Start Provided data

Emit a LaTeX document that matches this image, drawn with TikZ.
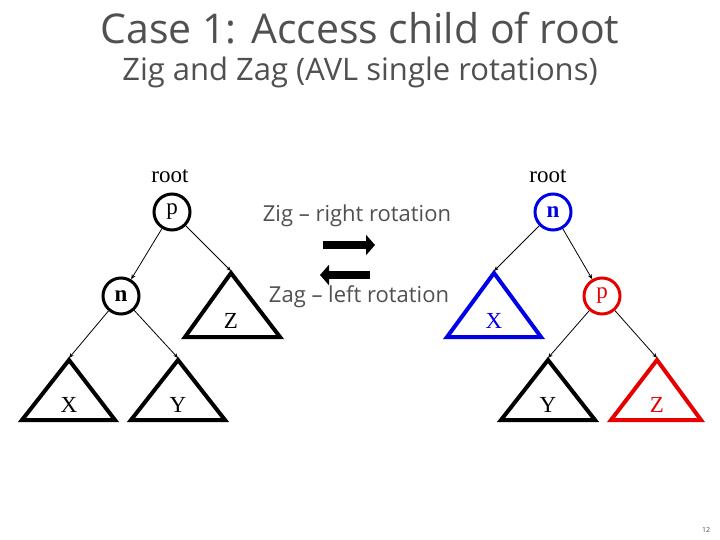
\documentclass[tikz,border=0pt]{standalone}
\usepackage{fontspec}
\setmainfont{Liberation Serif}
\newfontfamily\sans{Open Sans}
\usetikzlibrary{arrows.meta}
\definecolor{tgray}{RGB}{80,80,80}
\definecolor{mblue}{RGB}{0,0,230}
\definecolor{mred}{RGB}{230,0,0}
\begin{document}
\begin{tikzpicture}[x=1pt,y=-1pt,
 circ/.style={circle,draw,line width=3pt,minimum size=36pt,inner sep=0pt,font=\fontsize{23}{23}\selectfont},
 tri/.style={draw,line width=4pt,line join=miter},
 edge/.style={-{Stealth[length=5pt,width=4pt]},line width=0.8pt},
 lbl/.style={font=\fontsize{23}{23}\selectfont}]
\useasboundingbox (0,0) rectangle (720,540);
\node[font=\sans\fontsize{41}{41}\selectfont,text=tgray] (t) at (360,28) {Case 1: Access child of root};
\node[font=\sans\fontsize{31}{31}\selectfont,text=tgray] (st) at (360,72) {Zig and Zag (AVL single rotations)};
% left tree
\node[lbl] (r1) at (170,176) {root};
\node[circ] (p1) at (172,212) {p};
\node[circ] (n1) at (121,296) {\textbf{n}};
\draw[tri] (231,273) -- (280,337) -- (185,337) -- cycle;
\coordinate (z1) at (231,271);
\node[lbl] at (231,321) {Z};
\draw[tri] (69,360) -- (115,420) -- (22,420) -- cycle;
\coordinate (x1) at (69,358);
\node[lbl] at (69,405) {X};
\draw[tri] (178,360) -- (225,420) -- (131,420) -- cycle;
\coordinate (y1) at (178,358);
\node[lbl] at (178,405) {Y};
\draw[edge] (p1) -- (n1);
\draw[edge] (p1) -- (z1);
\draw[edge] (n1) -- (x1);
\draw[edge] (n1) -- (y1);
% middle
\node[font=\sans\fontsize{22}{22}\selectfont,text=tgray] (zig) at (357,216) {Zig – right rotation};
\node[font=\sans\fontsize{22}{22}\selectfont,text=tgray] (zag) at (359,297) {Zag – left rotation};
\coordinate (a1) at (323,245); \coordinate (a2) at (375,245);
\coordinate (b1) at (370,275); \coordinate (b2) at (320,275);
\draw[line width=8pt,-{Triangle[length=9pt,width=20pt]}] (a1) -- (a2);
\draw[line width=8pt,-{Triangle[length=9pt,width=20pt]}] (b1) -- (b2);
% right tree
\node[lbl] (r2) at (548,176) {root};
\node[circ,draw=mblue,text=mblue] (n2) at (553,212) {\textbf{n}};
\node[circ,draw=mred,text=mred] (p2) at (602,296) {p};
\draw[tri,draw=mblue] (494,273) -- (541,337) -- (447,337) -- cycle;
\coordinate (x2) at (494,271);
\node[lbl,text=mblue] at (494,321) {X};
\draw[tri] (548,360) -- (595,420) -- (501,420) -- cycle;
\coordinate (y2) at (548,358);
\node[lbl] at (548,405) {Y};
\draw[tri,draw=mred] (657,360) -- (701,420) -- (611,420) -- cycle;
\coordinate (z2) at (657,358);
\node[lbl,text=mred] at (657,405) {Z};
\draw[edge] (n2) -- (x2);
\draw[edge] (n2) -- (p2);
\draw[edge] (p2) -- (y2);
\draw[edge] (p2) -- (z2);
\node[font=\sans\fontsize{7}{7}\selectfont,text=tgray] (pg) at (706,530) {12};
\end{tikzpicture}
\end{document}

End Provided data

What you need to do — All the lines above are to be given again exactly as they read, with the pictures removed.

Final result —
Emit a LaTeX document that matches this image, drawn with TikZ.
\documentclass[tikz,border=0pt]{standalone}
\usepackage{fontspec}
\setmainfont{Liberation Serif}
\newfontfamily\sans{Open Sans}
\usetikzlibrary{arrows.meta}
\definecolor{tgray}{RGB}{80,80,80}
\definecolor{mblue}{RGB}{0,0,230}
\definecolor{mred}{RGB}{230,0,0}
\begin{document}
\begin{tikzpicture}[x=1pt,y=-1pt,
 circ/.style={circle,draw,line width=3pt,minimum size=36pt,inner sep=0pt,font=\fontsize{23}{23}\selectfont},
 tri/.style={draw,line width=4pt,line join=miter},
 edge/.style={-{Stealth[length=5pt,width=4pt]},line width=0.8pt},
 lbl/.style={font=\fontsize{23}{23}\selectfont}]
\useasboundingbox (0,0) rectangle (720,540);
\node[font=\sans\fontsize{41}{41}\selectfont,text=tgray] (t) at (360,28) {Case 1: Access child of root};
\node[font=\sans\fontsize{31}{31}\selectfont,text=tgray] (st) at (360,72) {Zig and Zag (AVL single rotations)};
% left tree
\node[lbl] (r1) at (170,176) {root};
\node[circ] (p1) at (172,212) {p};
\node[circ] (n1) at (121,296) {\textbf{n}};
\draw[tri] (231,273) -- (280,337) -- (185,337) -- cycle;
\coordinate (z1) at (231,271);
\node[lbl] at (231,321) {Z};
\draw[tri] (69,360) -- (115,420) -- (22,420) -- cycle;
\coordinate (x1) at (69,358);
\node[lbl] at (69,405) {X};
\draw[tri] (178,360) -- (225,420) -- (131,420) -- cycle;
\coordinate (y1) at (178,358);
\node[lbl] at (178,405) {Y};
\draw[edge] (p1) -- (n1);
\draw[edge] (p1) -- (z1);
\draw[edge] (n1) -- (x1);
\draw[edge] (n1) -- (y1);
% middle
\node[font=\sans\fontsize{22}{22}\selectfont,text=tgray] (zig) at (357,216) {Zig – right rotation};
\node[font=\sans\fontsize{22}{22}\selectfont,text=tgray] (zag) at (359,297) {Zag – left rotation};
\coordinate (a1) at (323,245); \coordinate (a2) at (375,245);
\coordinate (b1) at (370,275); \coordinate (b2) at (320,275);
\draw[line width=8pt,-{Triangle[length=9pt,width=20pt]}] (a1) -- (a2);
\draw[line width=8pt,-{Triangle[length=9pt,width=20pt]}] (b1) -- (b2);
% right tree
\node[lbl] (r2) at (548,176) {root};
\node[circ,draw=mblue,text=mblue] (n2) at (553,212) {\textbf{n}};
\node[circ,draw=mred,text=mred] (p2) at (602,296) {p};
\draw[tri,draw=mblue] (494,273) -- (541,337) -- (447,337) -- cycle;
\coordinate (x2) at (494,271);
\node[lbl,text=mblue] at (494,321) {X};
\draw[tri] (548,360) -- (595,420) -- (501,420) -- cycle;
\coordinate (y2) at (548,358);
\node[lbl] at (548,405) {Y};
\draw[tri,draw=mred] (657,360) -- (701,420) -- (611,420) -- cycle;
\coordinate (z2) at (657,358);
\node[lbl,text=mred] at (657,405) {Z};
\draw[edge] (n2) -- (x2);
\draw[edge] (n2) -- (p2);
\draw[edge] (p2) -- (y2);
\draw[edge] (p2) -- (z2);
\node[font=\sans\fontsize{7}{7}\selectfont,text=tgray] (pg) at (706,530) {12};
\end{tikzpicture}
\end{document}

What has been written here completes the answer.